Earthquakes Broke the City’s Script
Natural disaster reshaped Salamis as decisively as politics. A series of major earthquakes, particularly in the fourth century AD, damaged large portions of the urban fabric and accelerated cultural transformation.

During rebuilding, the city was renamed Constantia and increasingly defined by Christian identity. Pagan statuary lost its original function. Many portraits were dismantled, defaced, or broken apart, with heads often removed deliberately. Some fragments were reused as building material, stripped of meaning and reduced to stone.
The fragmentary condition of the surviving portraits reflects these layered histories.
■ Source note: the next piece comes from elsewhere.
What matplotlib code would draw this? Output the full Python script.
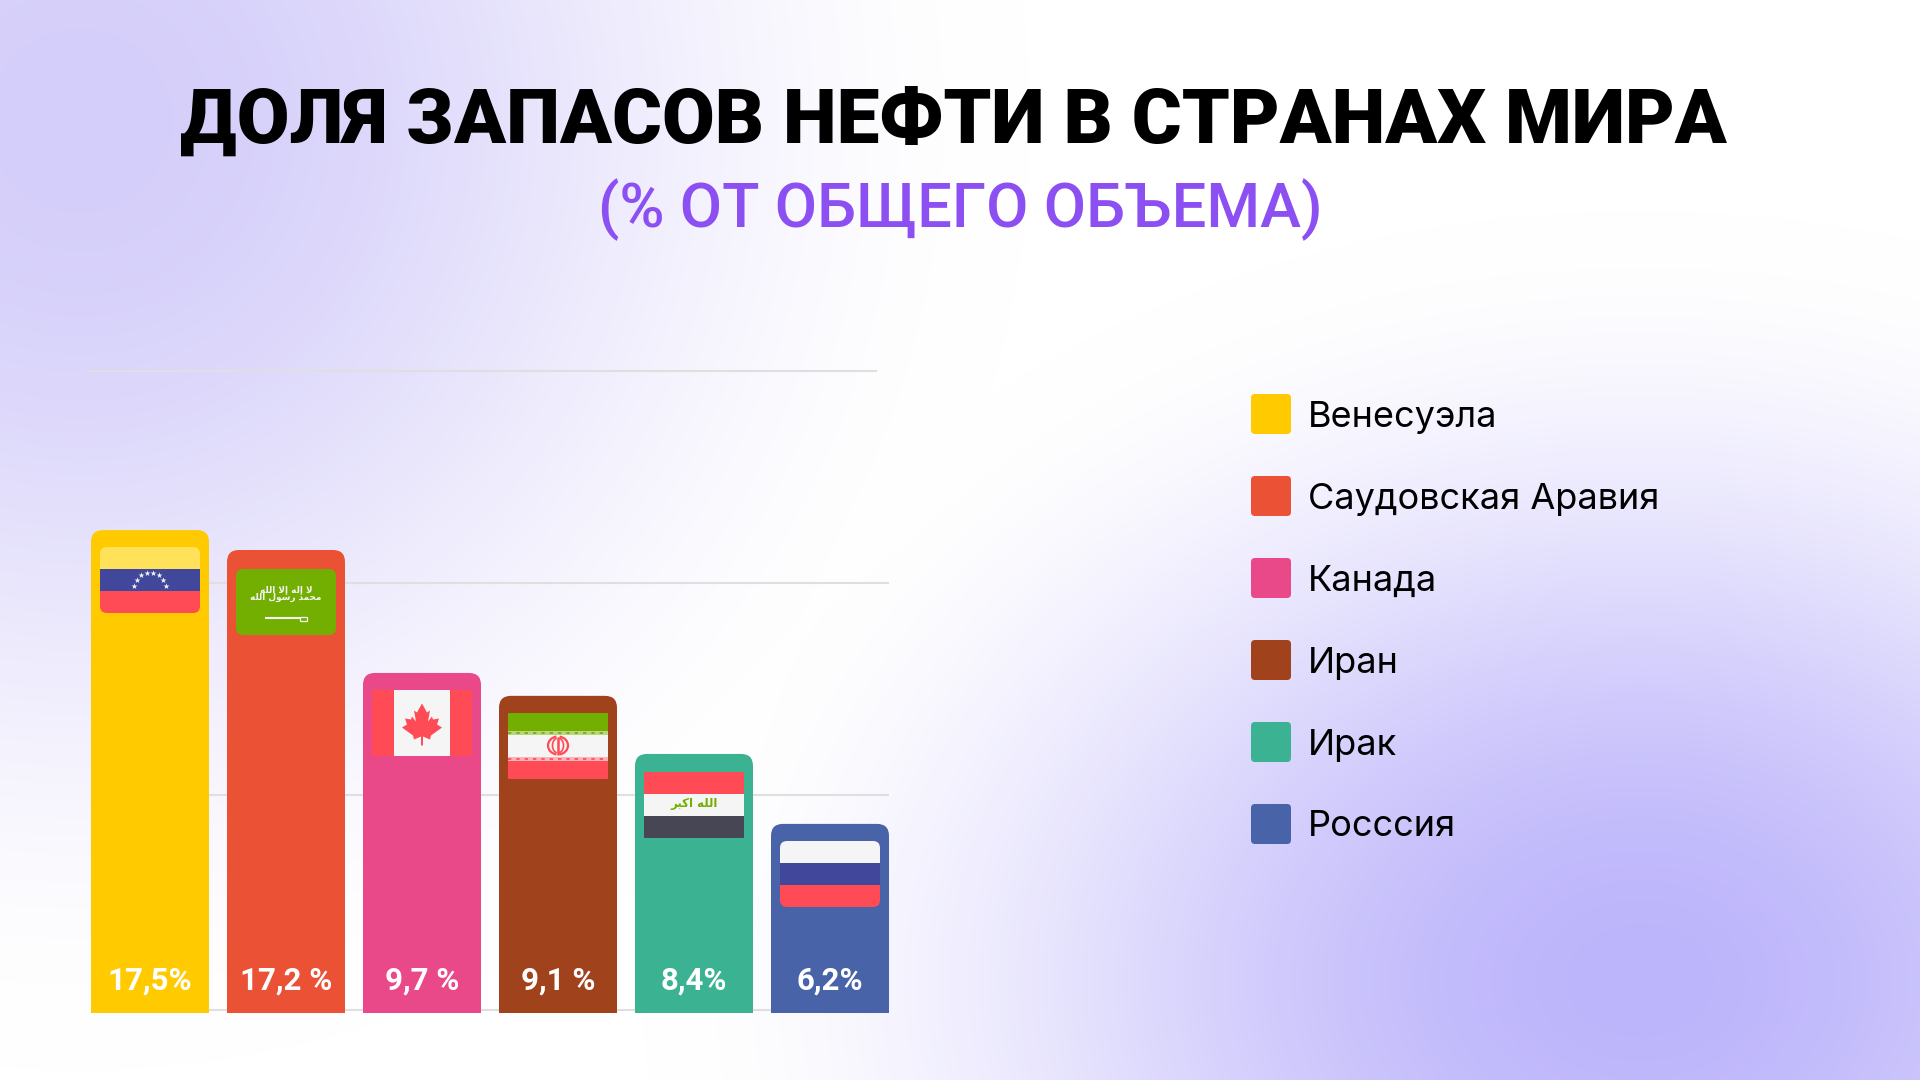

What remains is not simply what survived, but what was actively selected, altered, or discarded.
From Civic Presence to Museum Object
Today, most marble portraits from Salamis no longer stand where they once shaped daily life. They are preserved in museums, including the Cyprus Museum, with others dispersed to collections such as the British Museum.

In these settings, the sculptures are appreciated for their artistry and historical value. Yet their original purpose was fundamentally different. They were designed to be encountered in motion, framed by architecture, noise, and crowds.
Understanding their original urban context restores their meaning. These were not isolated artworks, but instruments of visibility within a living city.
These Faces Reflect Power
The marble portraits of Salamis are more than remnants of Roman rule. They document how a provincial city expressed power, negotiated identity, and asserted belonging within a vast imperial system.

Through imported materials, official imagery, and local adaptation, Salamis presented itself as Roman without erasing its regional character. The damaged, headless figures that survive today speak of authority claimed, contested, and transformed over time.
Seen together, these stone faces reveal how power was made visible, how loyalty was displayed, and how a city at the eastern edge of the Mediterranean understood its place in the Roman world.